William Brown
- Country (sports): United States
- Born: January 14, 1945 (age 80) Omaha, Nebraska

Singles
- Career record: 26–79
- Highest ranking: No. 86 (December 20, 1974)

Grand Slam singles results
- Australian Open: 2R (1974)
- French Open: 2R (1974)
- Wimbledon: 1R (1973, 1975)
- US Open: 2R (1970, 1972, 1974)

Doubles
- Career record: 39–67
- Highest ranking: No. 82 (December 12, 1976)

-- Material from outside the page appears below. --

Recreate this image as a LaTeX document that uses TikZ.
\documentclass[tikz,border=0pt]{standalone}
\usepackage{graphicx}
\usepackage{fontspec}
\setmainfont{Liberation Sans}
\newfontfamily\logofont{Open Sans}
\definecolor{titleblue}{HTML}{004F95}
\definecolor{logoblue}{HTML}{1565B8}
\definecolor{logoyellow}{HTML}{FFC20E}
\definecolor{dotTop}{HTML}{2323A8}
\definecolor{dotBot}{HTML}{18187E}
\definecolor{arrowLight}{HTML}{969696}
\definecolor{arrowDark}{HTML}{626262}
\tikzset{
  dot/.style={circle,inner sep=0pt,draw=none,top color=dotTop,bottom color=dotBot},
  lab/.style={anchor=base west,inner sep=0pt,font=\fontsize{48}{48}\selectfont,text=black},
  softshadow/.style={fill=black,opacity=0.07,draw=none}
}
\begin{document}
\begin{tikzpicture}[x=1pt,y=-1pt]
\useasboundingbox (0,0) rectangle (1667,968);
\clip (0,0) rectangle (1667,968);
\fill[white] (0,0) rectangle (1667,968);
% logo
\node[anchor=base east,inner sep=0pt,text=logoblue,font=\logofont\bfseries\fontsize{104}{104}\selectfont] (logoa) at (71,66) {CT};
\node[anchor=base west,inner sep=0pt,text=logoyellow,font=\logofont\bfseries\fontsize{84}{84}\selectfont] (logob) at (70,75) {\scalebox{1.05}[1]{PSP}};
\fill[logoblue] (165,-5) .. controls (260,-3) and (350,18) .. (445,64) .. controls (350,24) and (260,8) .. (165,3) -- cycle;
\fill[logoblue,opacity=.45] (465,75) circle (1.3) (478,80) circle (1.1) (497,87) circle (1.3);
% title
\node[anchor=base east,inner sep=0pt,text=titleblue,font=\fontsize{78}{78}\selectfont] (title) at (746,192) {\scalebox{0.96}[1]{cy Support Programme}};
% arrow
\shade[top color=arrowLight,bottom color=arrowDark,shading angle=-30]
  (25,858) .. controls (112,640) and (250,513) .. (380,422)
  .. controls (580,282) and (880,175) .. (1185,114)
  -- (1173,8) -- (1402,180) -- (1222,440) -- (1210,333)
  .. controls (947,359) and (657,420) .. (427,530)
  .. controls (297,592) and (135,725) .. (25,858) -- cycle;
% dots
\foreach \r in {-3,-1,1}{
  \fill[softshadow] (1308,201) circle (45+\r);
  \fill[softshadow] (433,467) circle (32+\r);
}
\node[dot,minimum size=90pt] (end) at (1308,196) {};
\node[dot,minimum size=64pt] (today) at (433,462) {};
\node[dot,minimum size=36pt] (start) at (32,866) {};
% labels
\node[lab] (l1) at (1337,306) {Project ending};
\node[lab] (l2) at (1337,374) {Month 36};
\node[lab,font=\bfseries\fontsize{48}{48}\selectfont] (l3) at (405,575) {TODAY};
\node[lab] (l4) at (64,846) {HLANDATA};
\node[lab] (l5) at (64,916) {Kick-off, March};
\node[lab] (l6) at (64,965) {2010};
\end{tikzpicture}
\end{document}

= William Brown (tennis) =

American tennis player

William Brown (born January 14, 1945) is a retired professional tennis player from the United States. The right-hander was active during the 1970s and 1980s, and won four doubles titles on the tour: the 1973 Omaha Open, 1975 American Airlines Tennis Games (Tucson), 1975 at Shreveport and the 1976 Columbus Open.

==Tennis career==
===Early career===
Brown attended Creighton Prep High School was undefeated in high school, winning city and state championships from 1960 to 1963. During his senior year of high school, Brown not only won every match on his way to winning the state high school championships, he did not drop a single set. He attended the University of Notre Dame on a tennis scholarship. As senior, he was named a "first team all-American" in 1967.

===Professional career===
Between 1967 and 1978, Brown played in major tennis tournaments around the world including the Australian Open, the US Open, the French Open, and Wimbledon. In 1973 he made it to the round of 16 in doubles at Wimbledon.

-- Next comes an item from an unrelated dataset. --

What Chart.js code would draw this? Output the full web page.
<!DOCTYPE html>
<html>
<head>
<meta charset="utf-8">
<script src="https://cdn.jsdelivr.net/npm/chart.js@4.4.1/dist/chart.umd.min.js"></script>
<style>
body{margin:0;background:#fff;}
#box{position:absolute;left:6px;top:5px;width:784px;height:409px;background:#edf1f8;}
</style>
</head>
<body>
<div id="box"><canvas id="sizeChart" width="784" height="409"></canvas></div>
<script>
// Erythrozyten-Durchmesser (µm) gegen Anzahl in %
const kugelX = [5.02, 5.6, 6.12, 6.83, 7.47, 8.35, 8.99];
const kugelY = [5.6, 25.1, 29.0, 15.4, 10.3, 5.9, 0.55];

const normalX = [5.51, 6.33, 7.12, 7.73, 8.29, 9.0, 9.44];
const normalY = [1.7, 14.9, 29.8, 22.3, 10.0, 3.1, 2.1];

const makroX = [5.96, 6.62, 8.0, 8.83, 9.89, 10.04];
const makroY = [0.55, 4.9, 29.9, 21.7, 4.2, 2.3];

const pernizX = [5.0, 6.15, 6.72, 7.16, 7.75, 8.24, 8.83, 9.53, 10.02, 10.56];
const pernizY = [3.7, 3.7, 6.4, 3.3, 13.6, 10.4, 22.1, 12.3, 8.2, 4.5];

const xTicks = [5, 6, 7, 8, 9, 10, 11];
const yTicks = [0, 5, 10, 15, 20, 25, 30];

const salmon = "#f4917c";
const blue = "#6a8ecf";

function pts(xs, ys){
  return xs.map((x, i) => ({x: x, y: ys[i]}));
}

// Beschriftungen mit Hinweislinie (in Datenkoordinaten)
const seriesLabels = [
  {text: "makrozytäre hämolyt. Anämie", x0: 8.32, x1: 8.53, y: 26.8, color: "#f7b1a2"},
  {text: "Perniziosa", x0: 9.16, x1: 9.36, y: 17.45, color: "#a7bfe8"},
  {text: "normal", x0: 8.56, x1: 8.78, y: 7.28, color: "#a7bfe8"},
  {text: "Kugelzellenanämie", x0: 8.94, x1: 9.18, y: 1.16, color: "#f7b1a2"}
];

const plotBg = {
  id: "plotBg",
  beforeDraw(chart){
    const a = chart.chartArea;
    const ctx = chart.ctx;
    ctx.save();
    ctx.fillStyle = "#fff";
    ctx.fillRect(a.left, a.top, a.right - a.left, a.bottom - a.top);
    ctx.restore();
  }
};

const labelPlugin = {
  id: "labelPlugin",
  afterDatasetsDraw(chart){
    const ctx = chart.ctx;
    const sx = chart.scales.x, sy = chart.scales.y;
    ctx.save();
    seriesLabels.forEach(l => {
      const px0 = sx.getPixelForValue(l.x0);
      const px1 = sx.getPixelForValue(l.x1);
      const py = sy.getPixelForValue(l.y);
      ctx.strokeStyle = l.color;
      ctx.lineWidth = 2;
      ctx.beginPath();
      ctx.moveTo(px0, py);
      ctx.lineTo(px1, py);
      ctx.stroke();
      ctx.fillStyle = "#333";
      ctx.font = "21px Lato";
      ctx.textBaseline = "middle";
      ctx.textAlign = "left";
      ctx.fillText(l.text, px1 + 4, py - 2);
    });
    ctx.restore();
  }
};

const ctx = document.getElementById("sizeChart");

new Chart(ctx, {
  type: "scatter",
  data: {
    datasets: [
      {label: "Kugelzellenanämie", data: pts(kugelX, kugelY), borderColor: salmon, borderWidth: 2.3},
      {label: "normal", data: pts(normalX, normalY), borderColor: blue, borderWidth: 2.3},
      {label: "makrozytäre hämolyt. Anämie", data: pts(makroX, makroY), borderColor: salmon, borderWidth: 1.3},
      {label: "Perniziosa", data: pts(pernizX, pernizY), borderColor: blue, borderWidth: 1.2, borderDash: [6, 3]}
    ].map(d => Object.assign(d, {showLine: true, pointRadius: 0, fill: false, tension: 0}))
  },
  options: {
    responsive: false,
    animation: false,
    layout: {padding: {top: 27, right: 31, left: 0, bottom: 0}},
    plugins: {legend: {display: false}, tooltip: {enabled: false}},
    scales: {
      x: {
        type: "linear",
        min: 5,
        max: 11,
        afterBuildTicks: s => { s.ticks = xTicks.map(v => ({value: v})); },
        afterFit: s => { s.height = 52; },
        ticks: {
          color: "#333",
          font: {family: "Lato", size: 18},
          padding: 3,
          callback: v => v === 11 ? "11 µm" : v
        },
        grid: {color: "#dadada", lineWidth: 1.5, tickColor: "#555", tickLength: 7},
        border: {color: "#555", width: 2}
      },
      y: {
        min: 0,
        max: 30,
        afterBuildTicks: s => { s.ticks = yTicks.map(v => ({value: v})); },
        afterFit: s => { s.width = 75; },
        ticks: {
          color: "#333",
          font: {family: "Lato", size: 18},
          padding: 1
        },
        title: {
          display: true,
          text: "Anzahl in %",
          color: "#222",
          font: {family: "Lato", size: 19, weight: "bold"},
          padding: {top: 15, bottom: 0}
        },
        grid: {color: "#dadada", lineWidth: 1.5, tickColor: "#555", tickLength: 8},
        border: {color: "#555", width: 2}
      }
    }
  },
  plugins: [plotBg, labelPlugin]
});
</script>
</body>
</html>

He competed against some of the greatest players at the time, including Arthur Ashe, Björn Borg, Jimmy Connors, Ilie Nastase, John Newcombe, and Stan Smith. Brown defeated Nastase in the opening round of the Canadian Open in 1974. By the end of 1974 he broke into the top 100 ranking at number 86.

He played senior tennis tournaments with Ken Stuart as his partner.